We can, and the result is also presented in Figure 1.24. We simply write down all the possible combinations of values of the four equal variables and see in each case what the value of the fifth variable is. If all four variables have value 1, then the fifth variable will have value 4. If three variables have value 1 and one has value 2, then the fifth variable will have value 5. This may occur in four different ways – either the first variable had the value 2, or the second, or the third, or the fourth. If two variables have the value 1 and two have the value 2, then the sum will be 6, and this may occur in six different ways. If one variable has value 1 and three have value 2, then the result will be 7 and this may occur in four different ways. Finally, if all four variables have value 2, the result will be 8 and this can occur in only one way.
Figure 1.24 The origin of the normal distribution.

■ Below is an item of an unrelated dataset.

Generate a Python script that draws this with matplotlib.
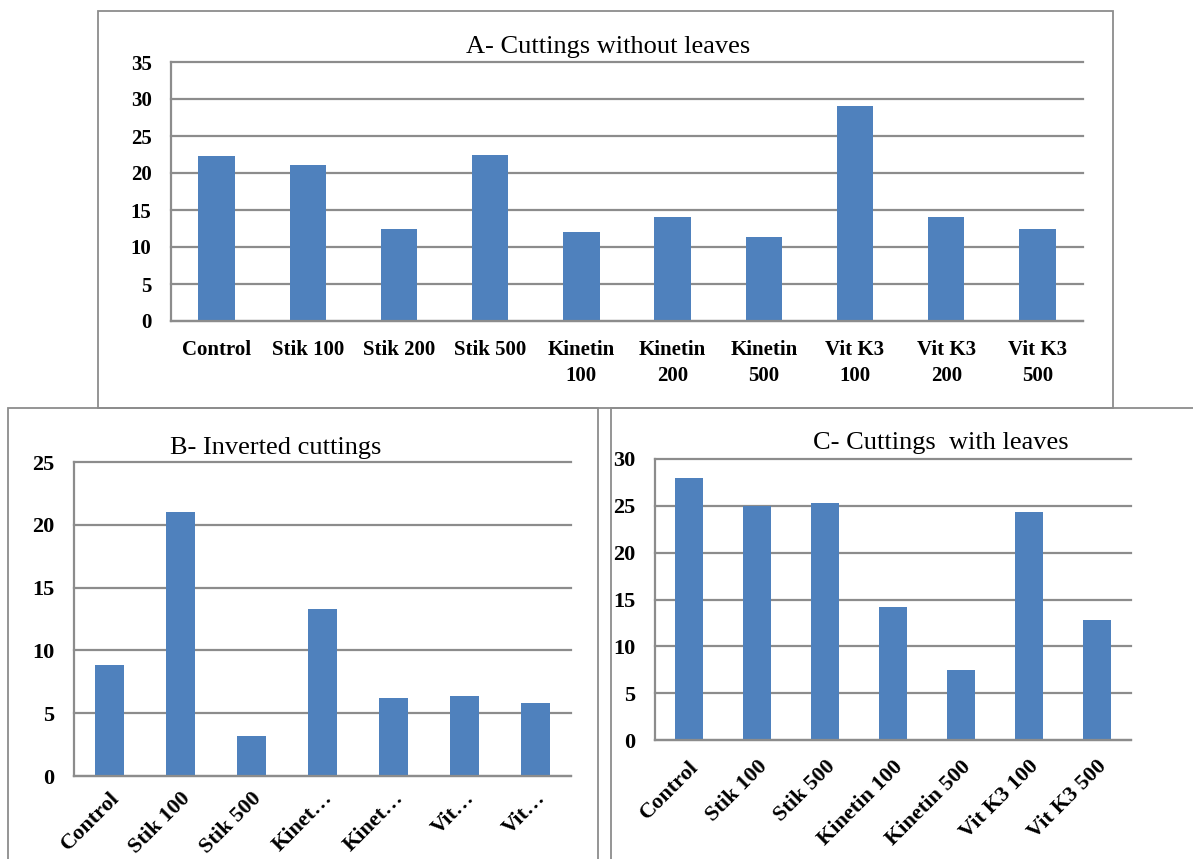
import matplotlib
matplotlib.use('Agg')
import matplotlib.pyplot as plt
from matplotlib.patches import Rectangle

# Panel A - cuttings without leaves
labels_a = ['Control', 'Stik 100', 'Stik 200', 'Stik 500', 'Kinetin\n100',
            'Kinetin\n200', 'Kinetin\n500', 'Vit K3\n100', 'Vit K3\n200', 'Vit K3\n500']
values_a = [22.3, 21.1, 12.5, 22.5, 12.0, 14.05, 11.4, 29.0, 14.0, 12.5]

# Panel B - inverted cuttings
labels_b = ['Control', 'Stik 100', 'Stik 500', 'Kinet…', 'Kinet…', 'Vit…', 'Vit…']
values_b = [8.8, 21.05, 3.2, 13.3, 6.25, 6.35, 5.8]

# Panel C - cuttings with leaves
labels_c = ['Control', 'Stik 100', 'Stik 500', 'Kinetin 100', 'Kinetin 500',
            'Vit K3 100', 'Vit K3 500']
values_c = [27.95, 25.0, 25.3, 14.25, 7.5, 24.3, 12.8]

W, H = 1193, 859
BAR = '#4F81BD'
GRID = '#8C8C8C'

plt.rcParams['font.family'] = ['Liberation Serif', 'DejaVu Serif']

fig = plt.figure(figsize=(W / 100, H / 100), dpi=100)


def px_axes(x0, y0, x1, y1):
    # pixel box (top-left origin) -> figure axes
    return fig.add_axes([x0 / W, 1 - y1 / H, (x1 - x0) / W, (y1 - y0) / H])


def frame(x0, y0, x1, y1):
    fig.patches.append(Rectangle((x0 / W, 1 - y1 / H), (x1 - x0) / W, (y1 - y0) / H,
                                 transform=fig.transFigure, fill=False,
                                 edgecolor='#8C8C8C', lw=1.3, zorder=0))


def style(ax, ymax, step, fs):
    ax.set_ylim(0, ymax)
    ax.set_yticks(range(0, ymax + 1, step))
    ax.yaxis.grid(True, color=GRID, lw=1.6)
    for g in ax.get_ygridlines():
        g.set_clip_on(False)
    ax.set_axisbelow(True)
    for s in ['top', 'right']:
        ax.spines[s].set_visible(False)
    for s in ['left', 'bottom']:
        ax.spines[s].set_color(GRID)
        ax.spines[s].set_linewidth(1.6)
    ax.tick_params(axis='both', length=0, labelsize=fs)
    ax.tick_params(axis='y', pad=14)
    for t in ax.get_yticklabels():
        t.set_fontweight('bold')


frame(98, 11, 1113, 408)
frame(8, 408, 598, 870)
frame(611, 408, 1205, 870)

# A
ax_a = px_axes(171, 62, 1083, 321)
x = range(len(values_a))
ax_a.bar(x, values_a, width=0.4, color=BAR)
ax_a.set_xlim(-0.5, len(values_a) - 0.5)
ax_a.set_xticks(list(x))
ax_a.set_xticklabels(labels_a, fontweight='bold', linespacing=1.4)
style(ax_a, 35, 5, 15)
ax_a.tick_params(axis='x', pad=14)
fig.text(608 / W, 1 - 47 / H, 'A- Cuttings without leaves', ha='center', va='center', fontsize=19)

# B
ax_b = px_axes(74, 462, 571, 776)
x = range(len(values_b))
ax_b.bar(x, values_b, width=0.4, color=BAR)
ax_b.set_xlim(-0.5, len(values_b) - 0.5)
ax_b.set_xticks(list(x))
ax_b.set_xticklabels(labels_b, fontweight='bold', rotation=45, ha='right',
                     rotation_mode='anchor')
style(ax_b, 25, 5, 16)
ax_b.tick_params(axis='x', pad=9)
fig.text(276 / W, 1 - 448 / H, 'B- Inverted cuttings', ha='center', va='center', fontsize=19)

# C
ax_c = px_axes(655, 459, 1131, 740)
x = range(len(values_c))
ax_c.bar(x, values_c, width=0.4, color=BAR)
ax_c.set_xlim(-0.5, len(values_c) - 0.5)
ax_c.set_xticks(list(x))
ax_c.set_xticklabels(labels_c, fontweight='bold', rotation=45, ha='right',
                     rotation_mode='anchor')
style(ax_c, 30, 5, 16)
ax_c.tick_params(axis='x', pad=12)
fig.text(941 / W, 1 - 443 / H, 'C- Cuttings  with leaves', ha='center', va='center', fontsize=19)

fig.savefig('out.png', dpi=100)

So, of the 16 different possible ways or combinations, in one the value of the fifth variable is 4, in four it is 5, in six it is 6, in four it is 7, and in one it is 8. If we now graph the relative frequency of each of these results, we obtain the graph shown in the lower part of Figure 1.24. This is the graph of the probability distribution of the fifth variable. Do you recognize the bell shape?
If we repeat the experiment with not two, but a much larger number of variables, the variable that results from adding all those variables will have not just five different values, but many more. Consequently, the graph will be smoother and more bell‐shaped. The same will happen if we add variables taking more than two values.
If we have a very large number of variables, then the variable resulting from adding those variables will take an infinite number of values and the graph of its probability distribution will be a perfectly smooth curve. This curve is called the normal curve. It is also called the Gaussian curve after the German mathematician Karl Gauss who described it.